> WORK TO BE COMPLETED
Only lines with the word "matplotlib" are needed; collect each of them from the listing below.

> DATA SEGMENT
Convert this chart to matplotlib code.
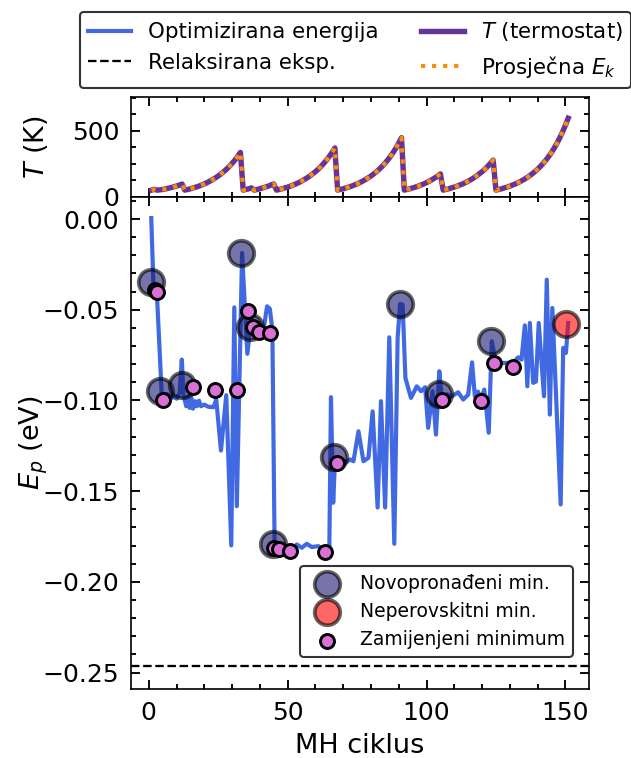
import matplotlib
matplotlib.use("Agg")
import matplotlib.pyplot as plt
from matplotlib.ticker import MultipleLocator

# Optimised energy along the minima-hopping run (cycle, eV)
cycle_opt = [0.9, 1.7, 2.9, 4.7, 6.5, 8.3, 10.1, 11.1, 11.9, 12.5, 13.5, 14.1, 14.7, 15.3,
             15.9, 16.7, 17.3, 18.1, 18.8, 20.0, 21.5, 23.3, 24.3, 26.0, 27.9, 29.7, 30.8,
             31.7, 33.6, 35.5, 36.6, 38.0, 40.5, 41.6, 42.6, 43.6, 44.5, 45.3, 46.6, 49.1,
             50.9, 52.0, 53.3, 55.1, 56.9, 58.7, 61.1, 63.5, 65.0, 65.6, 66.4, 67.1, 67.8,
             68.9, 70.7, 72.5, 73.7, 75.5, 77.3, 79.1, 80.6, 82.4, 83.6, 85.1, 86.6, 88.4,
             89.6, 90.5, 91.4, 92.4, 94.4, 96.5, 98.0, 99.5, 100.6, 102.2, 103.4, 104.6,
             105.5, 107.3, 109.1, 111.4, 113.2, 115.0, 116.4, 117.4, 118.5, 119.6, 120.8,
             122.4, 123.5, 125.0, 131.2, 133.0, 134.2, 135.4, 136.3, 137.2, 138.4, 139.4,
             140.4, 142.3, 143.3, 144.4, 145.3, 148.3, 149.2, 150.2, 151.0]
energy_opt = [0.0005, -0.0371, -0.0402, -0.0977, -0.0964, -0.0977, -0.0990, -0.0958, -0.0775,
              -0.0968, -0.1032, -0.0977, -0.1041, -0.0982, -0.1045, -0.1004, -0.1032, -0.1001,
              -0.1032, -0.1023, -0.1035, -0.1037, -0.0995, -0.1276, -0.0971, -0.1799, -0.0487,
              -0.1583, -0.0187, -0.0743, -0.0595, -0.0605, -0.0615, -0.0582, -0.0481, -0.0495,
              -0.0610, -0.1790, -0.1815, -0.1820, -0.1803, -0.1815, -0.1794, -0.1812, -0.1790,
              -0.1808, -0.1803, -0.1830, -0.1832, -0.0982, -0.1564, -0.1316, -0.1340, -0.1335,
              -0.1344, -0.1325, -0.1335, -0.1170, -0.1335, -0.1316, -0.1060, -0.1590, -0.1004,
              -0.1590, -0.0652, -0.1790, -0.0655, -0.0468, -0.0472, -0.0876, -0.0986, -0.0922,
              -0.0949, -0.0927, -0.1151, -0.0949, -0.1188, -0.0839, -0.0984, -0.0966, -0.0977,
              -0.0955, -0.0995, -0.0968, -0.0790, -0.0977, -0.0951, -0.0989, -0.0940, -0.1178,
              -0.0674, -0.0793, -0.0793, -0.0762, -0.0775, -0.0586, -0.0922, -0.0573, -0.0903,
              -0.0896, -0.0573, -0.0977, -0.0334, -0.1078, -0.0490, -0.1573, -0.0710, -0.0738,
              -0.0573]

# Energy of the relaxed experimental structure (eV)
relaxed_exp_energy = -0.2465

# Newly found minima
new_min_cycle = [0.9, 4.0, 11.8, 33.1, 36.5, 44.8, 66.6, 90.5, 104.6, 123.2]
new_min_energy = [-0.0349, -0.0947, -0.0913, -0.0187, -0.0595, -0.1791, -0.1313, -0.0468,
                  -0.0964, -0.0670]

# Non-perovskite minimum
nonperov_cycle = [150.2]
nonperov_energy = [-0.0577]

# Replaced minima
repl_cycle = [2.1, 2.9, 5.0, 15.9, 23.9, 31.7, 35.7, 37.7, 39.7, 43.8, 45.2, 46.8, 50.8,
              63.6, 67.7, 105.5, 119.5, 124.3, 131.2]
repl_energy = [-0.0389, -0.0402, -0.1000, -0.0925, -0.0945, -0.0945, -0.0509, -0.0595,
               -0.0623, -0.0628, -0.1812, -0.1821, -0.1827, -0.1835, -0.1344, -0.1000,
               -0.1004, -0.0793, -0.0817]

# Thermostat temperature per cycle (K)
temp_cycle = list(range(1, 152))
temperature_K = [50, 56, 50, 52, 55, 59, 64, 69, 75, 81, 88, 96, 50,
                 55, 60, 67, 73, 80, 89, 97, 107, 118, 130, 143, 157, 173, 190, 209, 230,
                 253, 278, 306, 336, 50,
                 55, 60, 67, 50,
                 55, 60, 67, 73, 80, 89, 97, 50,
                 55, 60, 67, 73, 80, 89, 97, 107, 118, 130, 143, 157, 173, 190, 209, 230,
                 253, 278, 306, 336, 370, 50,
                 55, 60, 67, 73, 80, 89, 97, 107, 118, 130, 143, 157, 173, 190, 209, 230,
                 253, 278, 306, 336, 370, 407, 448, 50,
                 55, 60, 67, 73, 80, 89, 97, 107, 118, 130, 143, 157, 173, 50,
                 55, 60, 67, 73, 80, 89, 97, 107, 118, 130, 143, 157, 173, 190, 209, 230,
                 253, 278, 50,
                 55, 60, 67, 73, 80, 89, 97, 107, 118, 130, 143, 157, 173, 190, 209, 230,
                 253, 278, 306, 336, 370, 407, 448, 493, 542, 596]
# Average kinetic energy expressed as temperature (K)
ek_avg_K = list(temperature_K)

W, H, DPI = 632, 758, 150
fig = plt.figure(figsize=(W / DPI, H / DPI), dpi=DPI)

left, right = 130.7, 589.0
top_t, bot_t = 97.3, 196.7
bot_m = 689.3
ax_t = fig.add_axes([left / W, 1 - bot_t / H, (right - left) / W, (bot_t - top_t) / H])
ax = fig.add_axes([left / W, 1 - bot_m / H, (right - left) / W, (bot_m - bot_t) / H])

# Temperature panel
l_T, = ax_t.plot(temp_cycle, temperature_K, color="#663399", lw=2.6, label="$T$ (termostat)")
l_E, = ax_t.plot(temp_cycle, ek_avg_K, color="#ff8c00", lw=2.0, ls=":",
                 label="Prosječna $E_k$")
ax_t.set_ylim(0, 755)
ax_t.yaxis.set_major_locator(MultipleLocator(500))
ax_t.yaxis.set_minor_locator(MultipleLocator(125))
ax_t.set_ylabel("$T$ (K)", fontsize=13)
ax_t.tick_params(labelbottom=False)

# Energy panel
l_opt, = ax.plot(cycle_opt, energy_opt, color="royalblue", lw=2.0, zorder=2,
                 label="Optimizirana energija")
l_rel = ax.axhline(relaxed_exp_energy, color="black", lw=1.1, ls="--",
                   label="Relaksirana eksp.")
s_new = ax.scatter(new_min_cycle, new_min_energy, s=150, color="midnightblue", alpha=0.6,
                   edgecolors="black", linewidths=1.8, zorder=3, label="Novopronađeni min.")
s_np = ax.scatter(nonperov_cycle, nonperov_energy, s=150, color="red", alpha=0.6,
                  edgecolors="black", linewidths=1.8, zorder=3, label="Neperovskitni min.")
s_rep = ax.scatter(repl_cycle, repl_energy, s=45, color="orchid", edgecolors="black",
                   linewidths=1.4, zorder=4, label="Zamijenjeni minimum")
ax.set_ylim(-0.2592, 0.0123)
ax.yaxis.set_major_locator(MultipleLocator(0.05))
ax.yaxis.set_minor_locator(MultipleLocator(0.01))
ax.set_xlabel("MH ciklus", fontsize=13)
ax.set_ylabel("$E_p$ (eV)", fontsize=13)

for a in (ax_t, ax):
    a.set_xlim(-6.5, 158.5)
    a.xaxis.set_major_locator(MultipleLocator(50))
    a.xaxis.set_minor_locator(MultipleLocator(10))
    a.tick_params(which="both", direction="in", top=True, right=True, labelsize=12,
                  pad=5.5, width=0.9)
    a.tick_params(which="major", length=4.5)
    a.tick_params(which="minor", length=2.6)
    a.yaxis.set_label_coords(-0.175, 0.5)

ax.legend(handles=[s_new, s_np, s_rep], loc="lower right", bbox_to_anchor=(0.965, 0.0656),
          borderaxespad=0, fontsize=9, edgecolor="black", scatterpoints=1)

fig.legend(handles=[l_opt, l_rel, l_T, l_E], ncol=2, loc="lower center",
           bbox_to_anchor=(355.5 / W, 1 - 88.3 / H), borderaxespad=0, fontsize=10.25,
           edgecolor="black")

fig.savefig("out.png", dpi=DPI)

> PROBLEM SOLUTION
Convert this chart to matplotlib code.
import matplotlib
matplotlib.use("Agg")
import matplotlib.pyplot as plt
from matplotlib.ticker import MultipleLocator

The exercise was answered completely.